"Musimy traktować to, co robimy, by zapewnić zarówno stabilność City (sektora finansowego) jak i europejskich rynków finansowych jako rzecz absolutnie zasadniczą (...), a zatem zrobimy wszystko co konieczne" - zapewnił deputowanych Davis.
Sprecyzował, że rząd będzie starał się zagwarantować stabilność sektora usług finansowych jak i rynków w okresie negocjowania warunków wyjścia Wielkiej Brytanii z UE; pytany o ewentualny okres przejściowy, jaki mógłby nastąpić po Brexicie odparł, że "wszystkie opcje są brane pod uwagę". Dodał jednak, że "nie jest sprawą rządu ustalanie jaki jest dobry lub zły kurs wymiany (funta)".

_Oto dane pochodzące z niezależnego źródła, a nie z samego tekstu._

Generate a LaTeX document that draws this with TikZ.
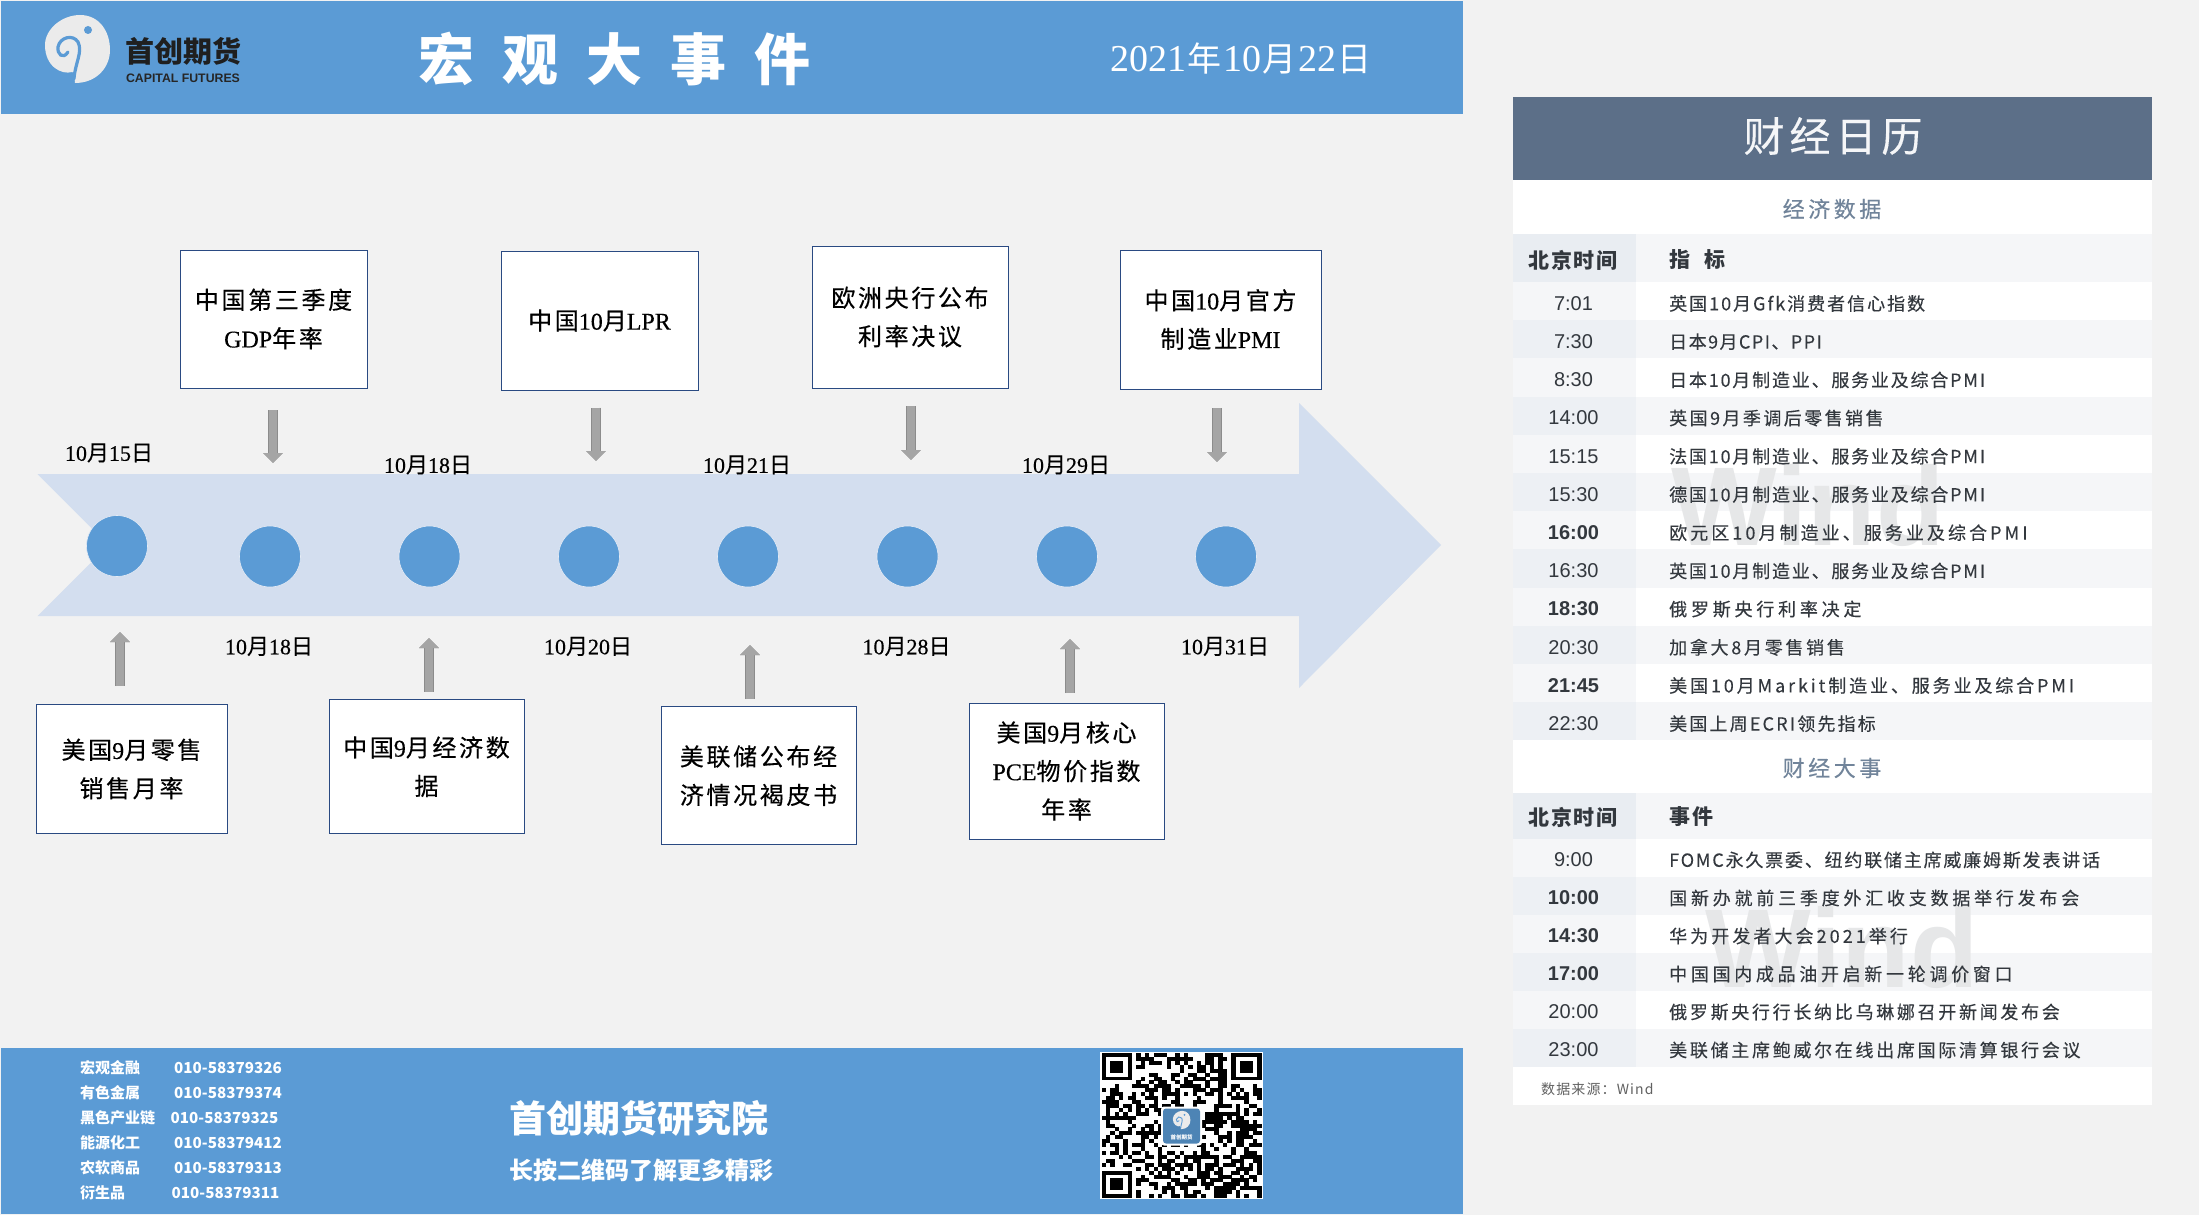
\documentclass[tikz,border=0pt]{standalone}
\usepackage{fontspec}
\usetikzlibrary{arrows.meta}
\setmainfont{Liberation Sans}
\newfontfamily\zh{Noto Sans CJK SC}
\newfontfamily\zhbox[LetterSpace=11,FakeBold=.35]{Noto Sans CJK SC}
\newfontfamily\zhdate[LetterSpace=4,FakeBold=.35]{Noto Sans CJK SC}
\newfontfamily\zhrow[FakeBold=.2]{Noto Sans CJK SC}
\newfontfamily\zhtitle[LetterSpace=50]{Noto Sans CJK SC}
\newfontfamily\zhhead[LetterSpace=9]{Noto Sans CJK SC}
\newfontfamily\zhsec[LetterSpace=16,FakeBold=.3]{Noto Sans CJK SC}
\newfontfamily\ser{Liberation Serif}
\newfontfamily\serb[FakeBold=.35]{Liberation Serif}
\newcommand{\lat}[1]{{\serb #1}}
\newcommand{\dt}[1]{\lat{10}月\lat{#1}日}
\definecolor{bandblue}{HTML}{5B9BD5}
\definecolor{pagegray}{HTML}{F2F2F2}
\definecolor{arrowblue}{HTML}{D3DEEF}
\definecolor{boxline}{HTML}{2A4A82}
\definecolor{arrowgray}{HTML}{A5A5A5}
\definecolor{arrowedge}{HTML}{8C8C8C}
\definecolor{slate}{HTML}{5C6F88}
\definecolor{sectxt}{HTML}{71849A}
\definecolor{rowtxt}{HTML}{33383E}
\definecolor{stripe}{HTML}{F5F6F8}
\definecolor{colhead}{HTML}{E9EDF2}
\definecolor{coleven}{HTML}{EDF0F4}
\definecolor{wmark}{HTML}{E6E7E8}
\tikzset{
  evbox/.style={draw=boxline,line width=1pt,fill=white,align=center,inner sep=0pt,
    font=\zhbox\fontsize{24}{38.5}\selectfont},
  datelab/.style={font=\zhdate\fontsize{22}{24}\selectfont},
  bluedot/.style={circle,fill=bandblue,draw=arrowblue!60!white,line width=.6pt,minimum size=61pt,inner sep=0pt},
  garrow/.style={draw=arrowgray,line width=8.5pt,-{Triangle[length=10pt,width=19pt]},
    preaction={draw=arrowedge,line width=10pt,-{Triangle[length=10pt,width=19pt]}}},
  foottxt/.style={text=white,anchor=west,inner sep=0pt,font=\zh\bfseries\fontsize{15}{17}\selectfont},
  timecell/.style={text=rowtxt,font=\fontsize{20}{22}\selectfont},
  rowcell/.style={text=rowtxt,anchor=west,inner sep=0pt,font=\zhrow\fontsize{18}{20}\selectfont},
  headcell/.style={text=rowtxt,font=\zhhead\bfseries\fontsize{21}{23}\selectfont},
  secthead/.style={text=sectxt,font=\zhsec\fontsize{22}{24}\selectfont},
  pics/swirl/.style={code={
    \fill[white!92!black] (-2,34) .. controls (-3,27) and (-2,23) .. (-5,23)
      .. controls (-15,26) and (-32,18) .. (-32,-4)
      .. controls (-32,-20) and (-15,-34) .. (3,-34)
      .. controls (22,-34) and (33,-18) .. (33,1)
      .. controls (33,18) and (20,34) .. (-2,34) -- cycle;
    \draw[bandblue,line width=#1,line cap=round] (-3,30) .. controls (-2,14) and (6,3) .. (1,-7)
      .. controls (-4,-15) and (-17,-12) .. (-19,-2) .. controls (-20,5) and (-14,11) .. (-9,3);
    \fill[bandblue] (11,-19) circle (4);
  }},
  pics/finder/.style={code={
    \fill[black] (0,0) rectangle (7,7);
    \fill[white] (1,1) rectangle (6,6);
    \fill[black] (2,2) rectangle (5,5);
  }}
}
\begin{document}
\begin{tikzpicture}[x=1pt,y=-1pt]
\useasboundingbox (0,0) rectangle (2199,1215);
\fill[pagegray] (0,0) rectangle (2199,1215);

\fill[bandblue] (1,1) rectangle (1463,114);
\fill[bandblue] (1,1048) rectangle (1463,1214);

\pic at (77,49) {swirl=3.2pt};
\node[text=black!88,inner sep=0pt,font=\zh\bfseries\fontsize{29}{31}\selectfont] (logozh) at (183,51) {首创期货};
\node[text=black!85,inner sep=0pt,font=\bfseries\fontsize{12.3}{13}\selectfont] (logoen) at (183,78) {CAPITAL FUTURES};
\node[text=white,font=\zhtitle\bfseries\fontsize{56}{60}\selectfont] (maintitle) at (614,59) {宏观大事件};
\node[text=white,inner sep=0pt,font=\zh\fontsize{34}{36}\selectfont] (maindate) at (1241,59) {{\ser\fontsize{38}{38}\selectfont 2021}\hspace{1pt}年\hspace{2pt}{\ser\fontsize{38}{38}\selectfont 10}\hspace{1pt}月\hspace{2pt}{\ser\fontsize{38}{38}\selectfont 22}\hspace{1pt}日};

\fill[arrowblue] (37.5,474) -- (1299,474) -- (1299,403) -- (1441,545) -- (1299,688)
  -- (1299,616) -- (37.5,616) -- (108.5,545) -- cycle;

\node[bluedot] (dot1) at (117,546) {};
\foreach \x [count=\i from 2] in {270,429.5,589,748,907.5,1067,1226}{
\node[bluedot] (dot\i) at (\x,556.5) {};}

\foreach \nm/\day/\x/\y in {da/15/109/453,db/18/428/465,dc/21/747/465,dd/29/1066/465,
  de/18/269/646.5,df/20/588/646.5,dg/28/906.5/646.5,dh/31/1225/646.5}{
\node[datelab] (\nm) at (\x,\y) {\dt{\day}};}

\node[evbox,minimum width=187,minimum height=138] (gdpbox) at (273.5,319) {中国第三季度\\\lat{GDP}年率};
\node[evbox,minimum width=197,minimum height=139] (lprbox) at (599.5,320.5) {中国\lat{10}月\lat{LPR}};
\node[evbox,minimum width=196,minimum height=142] (ecbbox) at (910,317) {欧洲央行公布\\利率决议};
\node[evbox,minimum width=201,minimum height=139] (pmibox) at (1220.5,319.5) {中国\lat{10}月官方\\制造业\lat{PMI}};
\node[evbox,minimum width=191,minimum height=129] (retailbox) at (131.5,769) {美国\lat{9}月零售\\销售月率};
\node[evbox,minimum width=195,minimum height=134.5] (econbox) at (426.5,766.7) {中国\lat{9}月经济数\\据};
\node[evbox,minimum width=195,minimum height=137.5] (fedbox) at (758.5,775.7) {美联储公布经\\济情况褐皮书};
\node[evbox,minimum width=195,minimum height=136] (pcebox) at (1066.5,771) {美国\lat{9}月核心\\\lat{PCE}物价指数\\年率};

\foreach \nm/\x/\ya/\yb in {gdp/273/410/463,lpr/596/407.5/461,ecb/911/406/460,pmi/1217/408/462,
  ret/120/686/632,eco/429/691.5/638,fed/750/699/645,pce/1070/693/639}{
\coordinate (\nm s) at (\x,\ya);
\coordinate (\nm e) at (\x,\yb);
\draw[garrow] (\nm s) -- (\nm e);}

\foreach \nm/\num/\x [count=\i from 0] in {宏观金融/010-58379326/174,有色金属/010-58379374/174,
  黑色产业链/010-58379325/170.5,能源化工/010-58379412/174,农软商品/010-58379313/174,衍生品/010-58379311/171.5}{
\pgfmathsetmacro{\yy}{1067.5+25.1*\i}
\node[foottxt] (dept\i) at (80,\yy) {\nm};
\node[foottxt,font=\zh\bfseries\fontsize{15.2}{17}\selectfont] (tel\i) at (\x,\yy) {\num};}

\node[text=white,anchor=west,inner sep=0pt,font=\zh\bfseries\fontsize{37}{39}\selectfont] (inst) at (509,1118.5) {首创期货研究院};
\node[text=white,anchor=west,inner sep=0pt,font=\zh\bfseries\fontsize{24}{26}\selectfont] (slogan) at (509,1170) {长按二维码了解更多精彩};

\begin{scope}[shift={(1101.7,1053)},x=4.324pt,y=-3.919pt]
\fill[white] (-.3,-.3) rectangle (37.3,37.3);
\pgfmathsetseed{4217}
\foreach \r in {0,...,36}{
\foreach \c in {0,...,36}{
\pgfmathrandominteger{\rnd}{0}{1}
\ifnum\rnd=1 \fill[black] (\c,\r) rectangle ++(1.02,1.02);\fi}}
\fill[white] (0,0) rectangle (8,8);
\fill[white] (29,0) rectangle (37,8);
\fill[white] (0,29) rectangle (8,37);
\pic at (0,0) {finder};
\pic at (30,0) {finder};
\pic at (0,30) {finder};
\end{scope}
\fill[white,rounded corners=3pt] (1161,1106.5) rectangle (1202,1145.5);
\fill[bandblue!85!black,rounded corners=3pt] (1163,1108.5) rectangle (1200,1143.5);
\pic[scale=.27] at (1181.5,1120) {swirl=.9pt};
\node[text=white,inner sep=0pt,font=\zh\bfseries\fontsize{5.5}{6}\selectfont] (qrname) at (1181.5,1137) {首创期货};

\fill[white] (1513,180) rectangle (2152,1105);
\fill[slate] (1513,97) rectangle (2152,180);
\node[text=white!94!slate,font=\zh\fontsize{41}{44}\selectfont,inner sep=0pt] (caltitle) at (1833,136) {\addfontfeature{LetterSpace=12,FakeBold=.3}财经日历};
\node[secthead] (sect1) at (1832,209) {经济数据};
\node[secthead] (sect2) at (1832,768) {财经大事};

\fill[stripe] (1513,234) rectangle (2152,282);
\fill[colhead] (1513,234) rectangle (1636,282);
\fill[stripe] (1513,792.5) rectangle (2152,839);
\fill[colhead] (1513,792.5) rectangle (1636,839);
\foreach \i in {0,...,11}{
\pgfmathsetmacro{\yy}{282+38.2*\i}
\ifodd\i
\fill[stripe] (1513,\yy) rectangle (2152,\yy+38.2);
\fill[coleven] (1513,\yy) rectangle (1636,\yy+38.2);
\else
\fill[stripe] (1513,\yy) rectangle (1636,\yy+38.2);
\fi}
\foreach \i in {0,...,5}{
\pgfmathsetmacro{\yy}{839+38*\i}
\ifodd\i
\fill[stripe] (1513,\yy) rectangle (2152,\yy+38);
\fill[coleven] (1513,\yy) rectangle (1636,\yy+38);
\else
\fill[stripe] (1513,\yy) rectangle (1636,\yy+38);
\fi}

\node[text=wmark,inner sep=0pt,font=\bfseries\fontsize{112}{112}\selectfont] (wind1) at (1808,505) {Wind};
\node[text=wmark,inner sep=0pt,font=\bfseries\fontsize{112}{112}\selectfont] (wind2) at (1842,947) {Wind};

\node[headcell] (hd1) at (1573,260) {北京时间};
\node[headcell,anchor=west,inner sep=0pt] (hd2) at (1669,260) {指\hspace{14pt}标};
\node[headcell] (hd3) at (1573,817) {北京时间};
\node[headcell,anchor=west,inner sep=0pt] (hd4) at (1669,817) {事件};

\foreach \tm/\ls/\txt [count=\i from 0] in {7:01/11/英国10月Gfk消费者信心指数,
  7:30/8/日本9月CPI、PPI,
  8:30/10/日本10月制造业、服务业及综合PMI,
  14:00/13.5/英国9月季调后零售销售,
  15:15/10/法国10月制造业、服务业及综合PMI,
  15:30/10/德国10月制造业、服务业及综合PMI,
  \bfseries 16:00/17/欧元区10月制造业、服务业及综合PMI,
  16:30/10/英国10月制造业、服务业及综合PMI,
  \bfseries 18:30/21/俄罗斯央行利率决定,
  20:30/15/加拿大8月零售销售,
  \bfseries 21:45/16/美国10月Markit制造业、服务业及综合PMI,
  22:30/12/美国上周ECRI领先指标}{
\pgfmathsetmacro{\yy}{303.5+38.2*\i}
\node[timecell] (tm\i) at (1573.5,\yy) {\tm};
\node[rowcell] (row\i) at (1669,\yy) {\addfontfeature{LetterSpace=\ls}\txt};}

\foreach \tm/\ls/\txt [count=\i from 0] in {9:00/10/FOMC永久票委、纽约联储主席威廉姆斯发表讲话,
  \bfseries 10:00/21/国新办就前三季度外汇收支数据举行发布会,
  \bfseries 14:30/17/华为开发者大会2021举行,
  \bfseries 17:00/20.5/中国国内成品油开启新一轮调价窗口,
  20:00/15/俄罗斯央行行长纳比乌琳娜召开新闻发布会,
  23:00/15/美联储主席鲍威尔在线出席国际清算银行会议}{
\pgfmathsetmacro{\yy}{860+38*\i}
\node[timecell] (etm\i) at (1573.5,\yy) {\tm};
\node[rowcell] (ev\i) at (1669,\yy) {\addfontfeature{LetterSpace=\ls}\txt};}

\node[text=black!62,anchor=west,inner sep=0pt,font=\zh\fontsize{14}{16}\selectfont] (source) at (1541,1089) {\addfontfeature{LetterSpace=8}数据来源：Wind};
\end{tikzpicture}
\end{document}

W poniedziałek kurs brytyjskiego funta wobec euro spadł do najniższego poziomu od ponad sześciu lat. Od czerwcowego referendum, które zdecydowało o wyjściu Wielkiej Brytanii z UE, notowania funta spadły o blisko 16 proc. wobec euro i 20 proc. wobec dolara.
Davis powiedział również, że nie "leży w narodowym interesie" Wielkiej Brytanii ograniczanie napływu talentów do kraju. Możecie być pewni, że nie będziemy ograniczali dostępu bardzo inteligentnych, bardzo zdolnych ludzi" do brytyjskiego rynku pracy - zapewnił parlamentarzystów.
Reuters przypomina, że rząd premier Theresy May uznał wynik referendum w sprawie Brexitu za komunikat o tym, że Brytyjczycy nie życzą sobie swobodnego przepływu osób w ramach UE.
Sam Davis powiedział niedawno w parlamencie, że "odzyskanie kontroli nad imigracją do Zjednoczonego Królestwa" jest jednym z "nadrzędnych celów" negocjacji w sprawie Brexitu. W czwartek dodał jeszcze, że liczy na porozumienie z UE w sprawie wolnej wymiany handlowej, które umożliwi Wielkiej Brytanii "jak najbardziej wolny, pozbawiony barier" dostęp do europejskiego wspólnego rynku.
Na początku października premier May zapowiedziała, że jej rząd uruchomi do końca marca 2017 roku procedurę wystąpienia W. Brytanii z UE.